BEGIN Raw data

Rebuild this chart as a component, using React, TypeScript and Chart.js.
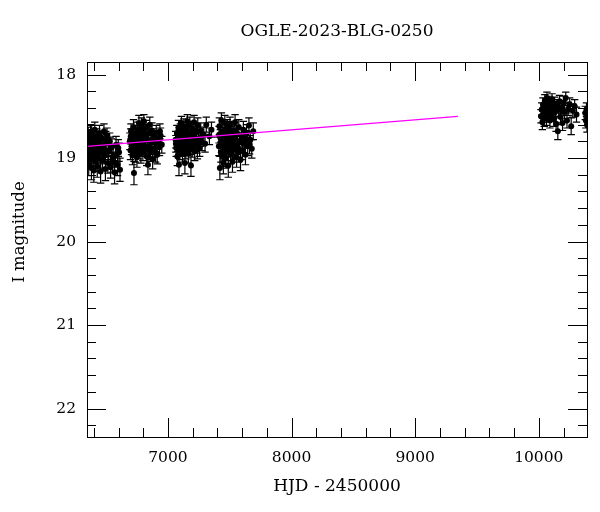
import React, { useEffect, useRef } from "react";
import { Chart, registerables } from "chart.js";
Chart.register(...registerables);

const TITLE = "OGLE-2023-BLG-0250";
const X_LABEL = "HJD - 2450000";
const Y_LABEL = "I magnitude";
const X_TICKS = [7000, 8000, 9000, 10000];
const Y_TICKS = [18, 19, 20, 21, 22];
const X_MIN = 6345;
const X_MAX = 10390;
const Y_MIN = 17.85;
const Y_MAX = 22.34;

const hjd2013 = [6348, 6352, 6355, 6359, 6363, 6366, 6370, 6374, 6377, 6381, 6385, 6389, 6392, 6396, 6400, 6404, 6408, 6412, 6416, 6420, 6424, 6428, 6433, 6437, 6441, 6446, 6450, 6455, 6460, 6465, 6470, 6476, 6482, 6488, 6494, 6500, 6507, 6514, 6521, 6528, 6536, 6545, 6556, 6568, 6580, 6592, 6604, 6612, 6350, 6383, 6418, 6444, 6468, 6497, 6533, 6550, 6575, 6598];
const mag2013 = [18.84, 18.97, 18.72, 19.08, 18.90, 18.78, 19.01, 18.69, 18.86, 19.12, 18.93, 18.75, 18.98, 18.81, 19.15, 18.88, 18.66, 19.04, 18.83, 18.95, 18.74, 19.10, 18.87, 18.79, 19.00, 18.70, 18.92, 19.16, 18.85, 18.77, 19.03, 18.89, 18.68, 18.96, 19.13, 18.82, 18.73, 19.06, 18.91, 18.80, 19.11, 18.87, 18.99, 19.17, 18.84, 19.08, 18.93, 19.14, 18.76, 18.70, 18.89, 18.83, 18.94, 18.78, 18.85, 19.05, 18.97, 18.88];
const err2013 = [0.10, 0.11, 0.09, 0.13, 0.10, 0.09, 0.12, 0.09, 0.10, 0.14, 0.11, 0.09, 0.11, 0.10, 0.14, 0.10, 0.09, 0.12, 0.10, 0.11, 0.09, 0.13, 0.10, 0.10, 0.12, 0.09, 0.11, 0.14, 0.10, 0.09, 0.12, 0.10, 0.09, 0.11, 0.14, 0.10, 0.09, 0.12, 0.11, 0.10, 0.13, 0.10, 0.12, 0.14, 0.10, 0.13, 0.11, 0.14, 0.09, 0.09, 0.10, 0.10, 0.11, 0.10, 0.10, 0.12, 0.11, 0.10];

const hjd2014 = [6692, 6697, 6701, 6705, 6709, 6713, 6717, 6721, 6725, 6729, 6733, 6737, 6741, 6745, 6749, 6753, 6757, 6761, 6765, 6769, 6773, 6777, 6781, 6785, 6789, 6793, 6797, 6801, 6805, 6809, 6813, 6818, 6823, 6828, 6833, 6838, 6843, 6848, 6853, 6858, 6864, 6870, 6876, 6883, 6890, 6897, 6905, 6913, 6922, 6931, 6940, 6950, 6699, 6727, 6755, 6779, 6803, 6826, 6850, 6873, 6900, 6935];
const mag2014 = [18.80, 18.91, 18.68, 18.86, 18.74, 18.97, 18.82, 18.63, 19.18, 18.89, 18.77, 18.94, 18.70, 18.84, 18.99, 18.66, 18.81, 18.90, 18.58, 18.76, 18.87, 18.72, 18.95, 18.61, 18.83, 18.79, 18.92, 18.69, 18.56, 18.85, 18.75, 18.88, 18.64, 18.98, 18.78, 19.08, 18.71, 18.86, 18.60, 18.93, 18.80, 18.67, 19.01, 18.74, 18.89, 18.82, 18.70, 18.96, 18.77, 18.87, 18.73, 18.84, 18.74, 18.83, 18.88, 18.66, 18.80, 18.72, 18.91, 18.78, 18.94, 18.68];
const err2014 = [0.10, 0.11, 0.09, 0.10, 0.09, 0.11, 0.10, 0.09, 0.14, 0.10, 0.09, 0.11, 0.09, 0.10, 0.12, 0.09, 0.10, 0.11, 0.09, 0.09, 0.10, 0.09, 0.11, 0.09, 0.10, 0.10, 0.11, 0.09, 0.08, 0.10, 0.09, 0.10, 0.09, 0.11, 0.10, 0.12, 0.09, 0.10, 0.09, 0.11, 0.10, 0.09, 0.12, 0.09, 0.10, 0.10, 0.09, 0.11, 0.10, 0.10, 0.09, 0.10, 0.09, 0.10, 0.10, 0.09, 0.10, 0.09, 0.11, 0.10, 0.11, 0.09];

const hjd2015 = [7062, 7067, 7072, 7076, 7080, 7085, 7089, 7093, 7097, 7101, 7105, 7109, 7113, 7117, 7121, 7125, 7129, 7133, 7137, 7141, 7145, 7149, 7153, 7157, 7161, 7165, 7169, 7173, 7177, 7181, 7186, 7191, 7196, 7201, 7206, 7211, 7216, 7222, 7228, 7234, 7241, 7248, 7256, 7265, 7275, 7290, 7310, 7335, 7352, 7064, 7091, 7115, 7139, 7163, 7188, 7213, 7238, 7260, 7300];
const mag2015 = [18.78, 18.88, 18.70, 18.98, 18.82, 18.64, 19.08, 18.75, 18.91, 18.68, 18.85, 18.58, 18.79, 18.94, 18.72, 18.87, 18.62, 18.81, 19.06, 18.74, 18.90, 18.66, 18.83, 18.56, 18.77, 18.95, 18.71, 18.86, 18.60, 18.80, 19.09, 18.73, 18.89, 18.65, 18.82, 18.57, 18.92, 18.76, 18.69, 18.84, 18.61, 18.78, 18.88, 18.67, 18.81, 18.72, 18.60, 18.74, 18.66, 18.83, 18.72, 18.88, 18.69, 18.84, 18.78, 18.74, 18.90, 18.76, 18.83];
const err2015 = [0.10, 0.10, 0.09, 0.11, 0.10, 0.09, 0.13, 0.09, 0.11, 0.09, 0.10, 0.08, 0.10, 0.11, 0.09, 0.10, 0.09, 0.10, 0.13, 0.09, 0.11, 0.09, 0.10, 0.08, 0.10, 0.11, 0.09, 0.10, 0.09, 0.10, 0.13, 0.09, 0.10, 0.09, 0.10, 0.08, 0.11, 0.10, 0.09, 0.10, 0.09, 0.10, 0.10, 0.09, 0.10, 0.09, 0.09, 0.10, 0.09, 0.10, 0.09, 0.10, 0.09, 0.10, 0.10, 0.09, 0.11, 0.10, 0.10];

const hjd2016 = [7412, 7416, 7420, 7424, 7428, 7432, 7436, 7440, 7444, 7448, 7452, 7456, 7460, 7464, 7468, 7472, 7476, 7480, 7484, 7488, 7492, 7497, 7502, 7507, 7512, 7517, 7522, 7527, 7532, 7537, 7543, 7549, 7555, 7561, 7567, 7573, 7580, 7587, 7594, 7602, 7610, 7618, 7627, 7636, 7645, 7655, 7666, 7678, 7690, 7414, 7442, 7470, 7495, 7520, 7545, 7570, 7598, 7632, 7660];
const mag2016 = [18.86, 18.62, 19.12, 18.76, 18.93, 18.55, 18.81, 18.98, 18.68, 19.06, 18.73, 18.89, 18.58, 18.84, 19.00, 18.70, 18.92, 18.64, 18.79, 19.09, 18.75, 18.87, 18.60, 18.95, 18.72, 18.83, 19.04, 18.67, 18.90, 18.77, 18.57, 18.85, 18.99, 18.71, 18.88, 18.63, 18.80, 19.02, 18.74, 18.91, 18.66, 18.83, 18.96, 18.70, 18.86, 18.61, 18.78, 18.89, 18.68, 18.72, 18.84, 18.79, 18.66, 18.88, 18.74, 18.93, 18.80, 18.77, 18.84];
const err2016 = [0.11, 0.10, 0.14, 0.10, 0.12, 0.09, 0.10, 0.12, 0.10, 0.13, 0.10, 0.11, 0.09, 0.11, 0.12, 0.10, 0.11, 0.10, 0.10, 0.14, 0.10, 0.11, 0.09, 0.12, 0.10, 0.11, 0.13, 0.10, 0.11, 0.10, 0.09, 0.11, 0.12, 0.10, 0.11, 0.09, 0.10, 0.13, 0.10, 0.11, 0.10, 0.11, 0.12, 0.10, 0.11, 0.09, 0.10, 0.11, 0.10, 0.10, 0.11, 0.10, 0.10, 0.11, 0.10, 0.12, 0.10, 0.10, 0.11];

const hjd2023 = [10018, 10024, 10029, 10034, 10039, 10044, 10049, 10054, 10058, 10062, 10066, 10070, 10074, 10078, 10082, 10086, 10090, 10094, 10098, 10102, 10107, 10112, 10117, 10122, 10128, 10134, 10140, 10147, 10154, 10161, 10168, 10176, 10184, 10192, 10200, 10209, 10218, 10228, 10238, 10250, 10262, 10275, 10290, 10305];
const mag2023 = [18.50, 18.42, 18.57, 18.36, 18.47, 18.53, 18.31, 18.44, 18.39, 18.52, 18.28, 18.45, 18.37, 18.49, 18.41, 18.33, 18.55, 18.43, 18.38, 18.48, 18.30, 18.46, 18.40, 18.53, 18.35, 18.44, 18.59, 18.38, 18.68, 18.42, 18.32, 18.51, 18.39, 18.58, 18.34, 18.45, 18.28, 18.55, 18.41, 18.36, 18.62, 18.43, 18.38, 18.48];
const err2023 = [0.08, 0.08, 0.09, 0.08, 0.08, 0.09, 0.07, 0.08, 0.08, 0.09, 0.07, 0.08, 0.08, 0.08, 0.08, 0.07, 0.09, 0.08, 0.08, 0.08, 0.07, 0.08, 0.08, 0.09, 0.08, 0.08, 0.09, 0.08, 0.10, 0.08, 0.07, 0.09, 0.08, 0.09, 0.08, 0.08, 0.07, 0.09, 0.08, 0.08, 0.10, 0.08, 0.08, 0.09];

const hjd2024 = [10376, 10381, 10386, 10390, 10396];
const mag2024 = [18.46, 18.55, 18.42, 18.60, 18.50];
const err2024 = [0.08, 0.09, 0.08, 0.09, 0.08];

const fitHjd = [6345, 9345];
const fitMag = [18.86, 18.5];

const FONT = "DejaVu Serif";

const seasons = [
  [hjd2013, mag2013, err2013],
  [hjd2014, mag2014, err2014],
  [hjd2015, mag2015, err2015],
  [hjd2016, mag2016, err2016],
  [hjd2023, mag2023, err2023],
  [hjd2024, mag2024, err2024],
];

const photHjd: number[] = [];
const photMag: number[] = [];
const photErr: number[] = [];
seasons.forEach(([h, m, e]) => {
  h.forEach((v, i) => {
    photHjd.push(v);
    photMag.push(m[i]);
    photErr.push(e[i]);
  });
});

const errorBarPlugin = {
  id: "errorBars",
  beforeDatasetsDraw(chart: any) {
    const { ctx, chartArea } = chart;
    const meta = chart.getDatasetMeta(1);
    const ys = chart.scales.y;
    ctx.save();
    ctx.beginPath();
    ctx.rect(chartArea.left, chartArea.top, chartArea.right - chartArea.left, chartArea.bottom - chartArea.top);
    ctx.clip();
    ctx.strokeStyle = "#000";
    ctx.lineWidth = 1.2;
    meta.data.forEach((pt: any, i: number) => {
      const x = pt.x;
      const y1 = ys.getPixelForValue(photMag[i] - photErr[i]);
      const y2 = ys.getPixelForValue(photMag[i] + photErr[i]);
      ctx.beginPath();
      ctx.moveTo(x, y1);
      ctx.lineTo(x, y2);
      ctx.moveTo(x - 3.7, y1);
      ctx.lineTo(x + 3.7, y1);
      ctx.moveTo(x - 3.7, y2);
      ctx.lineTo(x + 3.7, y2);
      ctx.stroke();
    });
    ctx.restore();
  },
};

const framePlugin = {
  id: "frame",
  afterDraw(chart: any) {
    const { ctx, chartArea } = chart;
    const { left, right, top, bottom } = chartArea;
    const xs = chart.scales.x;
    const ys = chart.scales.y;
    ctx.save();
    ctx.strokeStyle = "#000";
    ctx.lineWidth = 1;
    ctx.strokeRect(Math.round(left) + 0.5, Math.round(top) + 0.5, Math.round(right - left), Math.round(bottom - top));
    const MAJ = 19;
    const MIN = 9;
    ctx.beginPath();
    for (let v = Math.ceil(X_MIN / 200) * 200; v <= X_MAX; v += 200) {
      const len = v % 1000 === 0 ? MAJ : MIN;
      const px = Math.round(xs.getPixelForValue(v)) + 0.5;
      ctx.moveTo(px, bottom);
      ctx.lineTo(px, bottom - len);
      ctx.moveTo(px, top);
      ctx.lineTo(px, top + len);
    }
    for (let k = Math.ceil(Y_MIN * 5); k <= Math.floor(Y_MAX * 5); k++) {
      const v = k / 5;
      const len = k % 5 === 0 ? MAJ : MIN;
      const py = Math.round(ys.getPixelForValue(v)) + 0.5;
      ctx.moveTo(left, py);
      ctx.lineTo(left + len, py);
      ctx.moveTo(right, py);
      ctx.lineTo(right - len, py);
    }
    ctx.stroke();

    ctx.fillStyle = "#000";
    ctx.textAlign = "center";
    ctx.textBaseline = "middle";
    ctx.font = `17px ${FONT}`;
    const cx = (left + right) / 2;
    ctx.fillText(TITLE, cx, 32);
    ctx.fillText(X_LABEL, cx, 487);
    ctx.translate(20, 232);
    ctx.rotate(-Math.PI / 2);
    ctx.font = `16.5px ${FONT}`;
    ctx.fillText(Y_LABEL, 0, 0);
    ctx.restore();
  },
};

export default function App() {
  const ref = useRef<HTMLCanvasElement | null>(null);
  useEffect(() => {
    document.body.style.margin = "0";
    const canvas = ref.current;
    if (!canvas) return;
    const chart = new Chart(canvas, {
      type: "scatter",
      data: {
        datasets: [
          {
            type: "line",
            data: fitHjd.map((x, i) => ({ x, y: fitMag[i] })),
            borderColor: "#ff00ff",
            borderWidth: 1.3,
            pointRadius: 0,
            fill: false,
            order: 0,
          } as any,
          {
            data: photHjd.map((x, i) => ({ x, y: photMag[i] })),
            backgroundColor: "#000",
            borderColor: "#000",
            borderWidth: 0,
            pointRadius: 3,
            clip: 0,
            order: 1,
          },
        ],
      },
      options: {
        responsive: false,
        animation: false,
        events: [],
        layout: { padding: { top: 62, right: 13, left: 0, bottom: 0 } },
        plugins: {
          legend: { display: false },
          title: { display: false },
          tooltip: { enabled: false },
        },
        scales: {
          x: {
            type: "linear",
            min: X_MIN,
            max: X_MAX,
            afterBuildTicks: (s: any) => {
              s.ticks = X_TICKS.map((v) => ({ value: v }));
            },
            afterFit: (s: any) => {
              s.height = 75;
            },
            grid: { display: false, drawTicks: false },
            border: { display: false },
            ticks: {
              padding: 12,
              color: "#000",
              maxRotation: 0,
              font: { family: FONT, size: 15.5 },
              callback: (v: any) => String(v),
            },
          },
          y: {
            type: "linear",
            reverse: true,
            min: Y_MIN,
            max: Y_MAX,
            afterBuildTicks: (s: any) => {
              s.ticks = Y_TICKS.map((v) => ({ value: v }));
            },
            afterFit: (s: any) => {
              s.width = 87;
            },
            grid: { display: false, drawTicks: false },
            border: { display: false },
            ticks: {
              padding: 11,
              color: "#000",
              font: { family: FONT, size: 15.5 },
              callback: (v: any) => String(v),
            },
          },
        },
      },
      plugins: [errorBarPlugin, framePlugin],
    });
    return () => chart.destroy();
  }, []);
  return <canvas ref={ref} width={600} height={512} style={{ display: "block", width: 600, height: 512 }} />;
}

END Raw data

Repeat, with no pictures, each line from the beginning of the data through the line containing "const Y_MAX = 22.34;", inclusive.

Rebuild this chart as a component, using React, TypeScript and Chart.js.
import React, { useEffect, useRef } from "react";
import { Chart, registerables } from "chart.js";
Chart.register(...registerables);

const TITLE = "OGLE-2023-BLG-0250";
const X_LABEL = "HJD - 2450000";
const Y_LABEL = "I magnitude";
const X_TICKS = [7000, 8000, 9000, 10000];
const Y_TICKS = [18, 19, 20, 21, 22];
const X_MIN = 6345;
const X_MAX = 10390;
const Y_MIN = 17.85;
const Y_MAX = 22.34;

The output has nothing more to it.